Reading the strategies this author shares meshes with the synthesized motivational strategies shared above. Lessons must be of students’ interests and benefit, and the cost factor of students’ efforts must be an assurance of their success, coupled with the Expectancy-Value Theory that warns, “Unless students view success for themselves in completing assignments much work on their parts may be held in abeyance.”
Mathews Delineated Student Motivational Strategies:
While many motivational strategies exist, the bottom five strategies are unique because the strategies directly entail the influential value of the student as a whole, as a person.
The strategies recognize the person as someone to support to catapult him or her to realms where education is not only motivational but also meaningful, knowledgeable, and prosperous for the student. The Mathews Motivational Strategies are as follows:
- Be professional in appearance and attitude so students will view you as a smart and trustworthy teacher.
- Treat students as respectful human being by projecting eye contact and calling affirmatively their names when addressing them.
- Teach students values that will help them develop into good, successful individuals.

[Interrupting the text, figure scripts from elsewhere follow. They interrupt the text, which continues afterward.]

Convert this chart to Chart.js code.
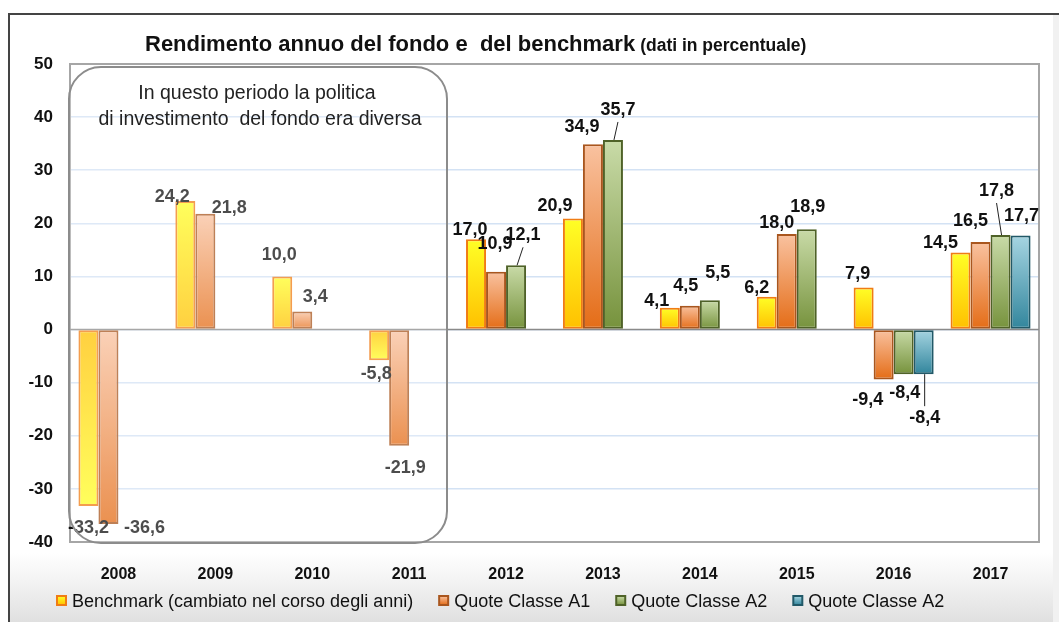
<!DOCTYPE html>
<html>
<head>
<meta charset="utf-8">
<script src="https://cdn.jsdelivr.net/npm/chart.js@4.4.1/dist/chart.umd.min.js"></script>
<style>
  html, body { margin: 0; padding: 0; background: #fff; }
  #wrap { position: relative; width: 1059px; height: 622px; overflow: hidden; }
  #frame {
    position: absolute; left: 8px; top: 13px; right: -4px; bottom: -4px;
    border-left: 2px solid #444; border-top: 2px solid #444;
    background: linear-gradient(to bottom, #fff 0%, #fff 88%, #f2f2f2 93%, #dedede 100%);
  }
  #edge { position: absolute; left: 1053px; top: 15px; width: 6px; bottom: 0; background: #f1f1f1; }
  canvas { position: absolute; left: 0; top: 0; }
</style>
</head>
<body>
<div id="wrap">
  <div id="frame"></div>
  <div id="edge"></div>
  <canvas id="chart" width="1059" height="622"></canvas>
</div>
<script>
// data
const years = ["2008", "2009", "2010", "2011", "2012", "2013", "2014", "2015", "2016", "2017"];
const benchmark = [-33.2, 24.2, 10.0, -5.8, 17.0, 20.9, 4.1, 6.2, 7.9, 14.5];
const classeA1 = [-36.6, 21.8, 3.4, -21.9, 10.9, 34.9, 4.5, 18.0, -9.4, 16.5];
const classeA2 = [null, null, null, null, 12.1, 35.7, 5.5, 18.9, -8.4, 17.8];
const classeA2bis = [null, null, null, null, null, null, null, null, -8.4, 17.7];
const seriesNames = ["Benchmark (cambiato nel corso degli anni)", "Quote Classe A1", "Quote Classe A2", "Quote Classe A2"];
const yMin = -40, yMax = 50, yStep = 10;

const FONT = "'Liberation Sans', Arial, sans-serif";

// light / dark / border per series
const colors = [
  { light: "#ffff26", dark: "#ffc000", border: "#f07c14", flip: true },
  { light: "#f9c2a0", dark: "#e46c16", border: "#a9561e" },
  { light: "#c9dba8", dark: "#76923c", border: "#4f6228" },
  { light: "#a6d5e2", dark: "#31859c", border: "#215968" },
];

// label nudges (dx, dy) from the default spot, and which ones get a leader line
const labelShift = {
  "0:0": [0, 8], "1:0": [36, -10],
  "0:1": [-13, 10], "1:1": [24, 8],
  "0:2": [-3, -7], "1:2": [13, 0],
  "0:3": [-3, 0], "1:3": [6, 8],
  "0:4": [-6, 5], "1:4": [-1, -14], "2:4": [7, -16],
  "0:5": [-18, 1], "1:5": [-11, -3], "2:5": [5, -16],
  "0:6": [-13, 7], "1:6": [-4, -6], "2:6": [8, -13],
  "0:7": [-10, 5], "1:7": [-10, 3], "2:7": [1, -8],
  "0:8": [-6, 0], "1:8": [-16, 7], "2:8": [1, 5], "3:8": [1, 30],
  "0:9": [-20, 4], "1:9": [-10, -7], "2:9": [-4, -30], "3:9": [1, -6],
};
const leaders = ["2:4", "2:5", "3:8", "2:9"];

function fmt(v) { return v.toFixed(1).replace(".", ","); }

function barFill(i) {
  return ctx => {
    const chart = ctx.chart;
    if (!chart.chartArea || ctx.raw == null) return colors[i].dark;
    const y = chart.scales.y;
    const y0 = y.getPixelForValue(0), y1 = y.getPixelForValue(ctx.raw);
    const top = Math.min(y0, y1), bot = Math.max(y0, y1);
    const g = chart.ctx.createLinearGradient(0, top, 0, bot + 0.01);
    const c = colors[i];
    if (c.flip && ctx.raw < 0) {
      g.addColorStop(0, c.dark); g.addColorStop(1, c.light);
    } else {
      g.addColorStop(0, c.light); g.addColorStop(1, c.dark);
    }
    return g;
  };
}

const decor = {
  id: "decor",
  beforeDatasetsDraw(chart) {
    const { ctx, chartArea: a } = chart;
    ctx.save();
    ctx.strokeStyle = "#a6a6a6";
    ctx.lineWidth = 2;
    ctx.strokeRect(a.left, a.top, a.right - a.left, a.bottom - a.top);
    const z = chart.scales.y.getPixelForValue(0);
    ctx.strokeStyle = "#8a8a8a";
    ctx.lineWidth = 1.5;
    ctx.beginPath(); ctx.moveTo(a.left, z); ctx.lineTo(a.right, z); ctx.stroke();
    ctx.restore();
  },
  afterDatasetsDraw(chart) {
    const { ctx } = chart;
    ctx.save();
    // value labels
    ctx.font = "bold 18px " + FONT;
    ctx.fillStyle = "#111";
    ctx.textAlign = "center";
    ctx.textBaseline = "middle";
    ctx.strokeStyle = "#222";
    ctx.lineWidth = 1;
    chart.data.datasets.forEach((ds, di) => {
      const meta = chart.getDatasetMeta(di);
      meta.data.forEach((bar, i) => {
        const v = ds.data[i];
        if (v == null) return;
        const key = di + ":" + i;
        const s = labelShift[key] || [0, 0];
        const lx = bar.x + s[0];
        const ly = (v >= 0 ? bar.y - 14 : bar.y + 14) + s[1];
        if (leaders.includes(key)) {
          ctx.beginPath();
          ctx.moveTo(bar.x + 1, bar.y);
          ctx.lineTo(lx, v >= 0 ? ly + 12 : ly - 12);
          ctx.stroke();
        }
        ctx.fillText(fmt(v), lx, ly);
      });
    });

    // the rounded box over 2008-2011
    const bx = 69, by = 67, bw = 378, bh = 476, r = 32;
    ctx.beginPath();
    ctx.roundRect(bx, by, bw, bh, r);
    ctx.fillStyle = "rgba(255,255,255,0.25)";
    ctx.fill();
    ctx.strokeStyle = "#8c8c8c";
    ctx.lineWidth = 2;
    ctx.stroke();
    ctx.fillStyle = "#222";
    ctx.font = "19.5px " + FONT;
    ctx.textAlign = "center";
    ctx.fillText("In questo periodo la politica", 257, 94);
    ctx.fillText("di investimento  del fondo era diversa", 260, 120);

    // title
    ctx.textAlign = "left";
    ctx.textBaseline = "alphabetic";
    ctx.fillStyle = "#111";
    ctx.font = "bold 22px " + FONT;
    const t1 = "Rendimento annuo del fondo e  del benchmark";
    ctx.fillText(t1, 145, 51);
    const w1 = ctx.measureText(t1).width;
    ctx.font = "bold 17.5px " + FONT;
    ctx.fillText("(dati in percentuale)", 145 + w1 + 5, 51);

    // legend
    ctx.textBaseline = "middle";
    ctx.font = "18px " + FONT;
    let x = 57;
    const ly = 602;
    seriesNames.forEach((name, i) => {
      const c = colors[i];
      const g = ctx.createLinearGradient(0, ly - 6, 0, ly + 3);
      g.addColorStop(0, c.light); g.addColorStop(1, c.dark);
      ctx.fillStyle = g;
      ctx.fillRect(x, ly - 6, 9, 9);
      ctx.strokeStyle = c.border;
      ctx.lineWidth = 2;
      ctx.strokeRect(x, ly - 6, 9, 9);
      ctx.fillStyle = "#111";
      ctx.fillText(name, x + 15, ly);
      x += 15 + ctx.measureText(name).width + 26;
    });
    ctx.restore();
  },
};

const datasets = [benchmark, classeA1, classeA2, classeA2bis].map((data, i) => ({
  label: seriesNames[i],
  data: data,
  backgroundColor: barFill(i),
  borderColor: colors[i].border,
  borderWidth: 2,
  borderSkipped: false,
  categoryPercentage: 0.826,
  barPercentage: 1.0,
}));

new Chart(document.getElementById("chart"), {
  type: "bar",
  data: { labels: years, datasets: datasets },
  options: {
    responsive: false,
    animation: false,
    layout: { padding: { top: 64, right: 20, left: 0, bottom: 0 } },
    plugins: { legend: { display: false }, tooltip: { enabled: false } },
    scales: {
      x: {
        grid: { display: false },
        border: { display: false },
        ticks: { color: "#111", font: { family: FONT, size: 16, weight: "bold" }, padding: 15 },
        afterFit: s => { s.height = 80; },
      },
      y: {
        min: yMin, max: yMax,
        border: { display: false },
        grid: { color: "#d3e2f4", lineWidth: 1.5, drawTicks: false },
        ticks: { stepSize: yStep, color: "#111", font: { family: FONT, size: 17, weight: "bold" }, padding: 17 },
        afterFit: s => { s.width = 70; },
      },
    },
  },
  plugins: [decor],
});
</script>
</body>
</html>
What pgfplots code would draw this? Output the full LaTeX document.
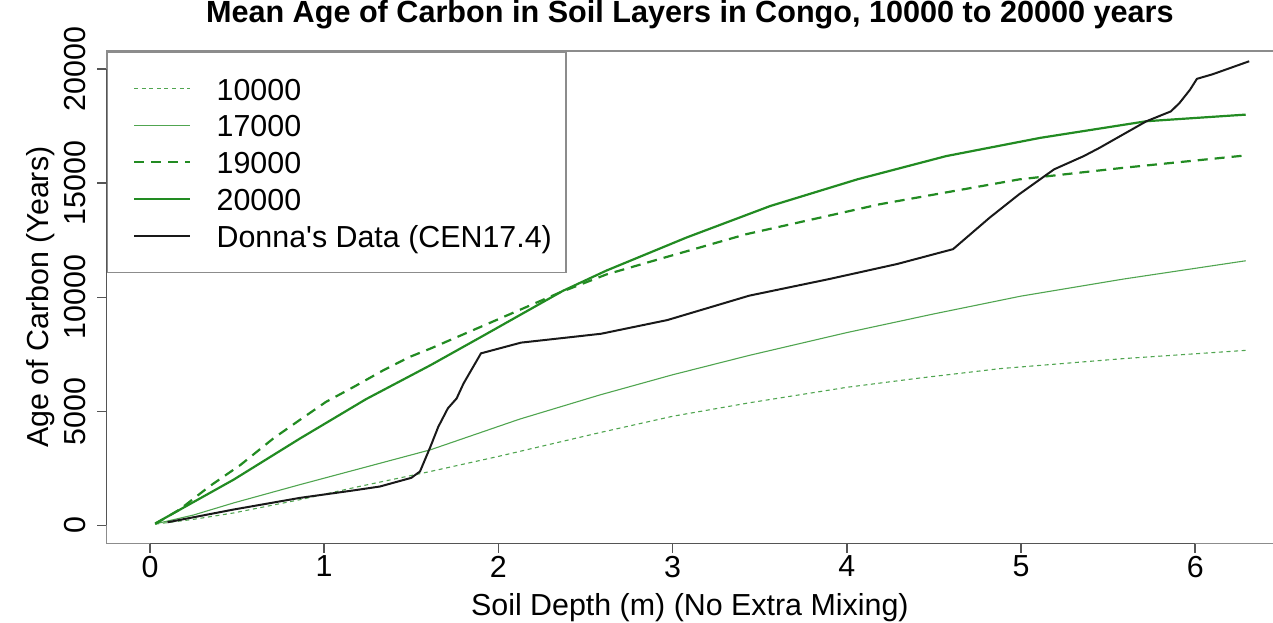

- Add relevance to lesson plans to include career ideas and moneymaking concepts so that students may develop a life plan for a successful life.
- Make lessons interesting, keeping learning challenging yet achievable.
References:
Cherry, K. An Overview of Social Psychology (2020). Verywellmind.
Expectancy-Value Theory: Educational Psychology. (ND).
Mathews, C. How to Motivate Students to Complete Their Classroom Assignments: Dissertation. 2010.
Synthesis of Research on Strategies for Motivating Students to Learn. Jere Brophy. Educational Leadership. (ND).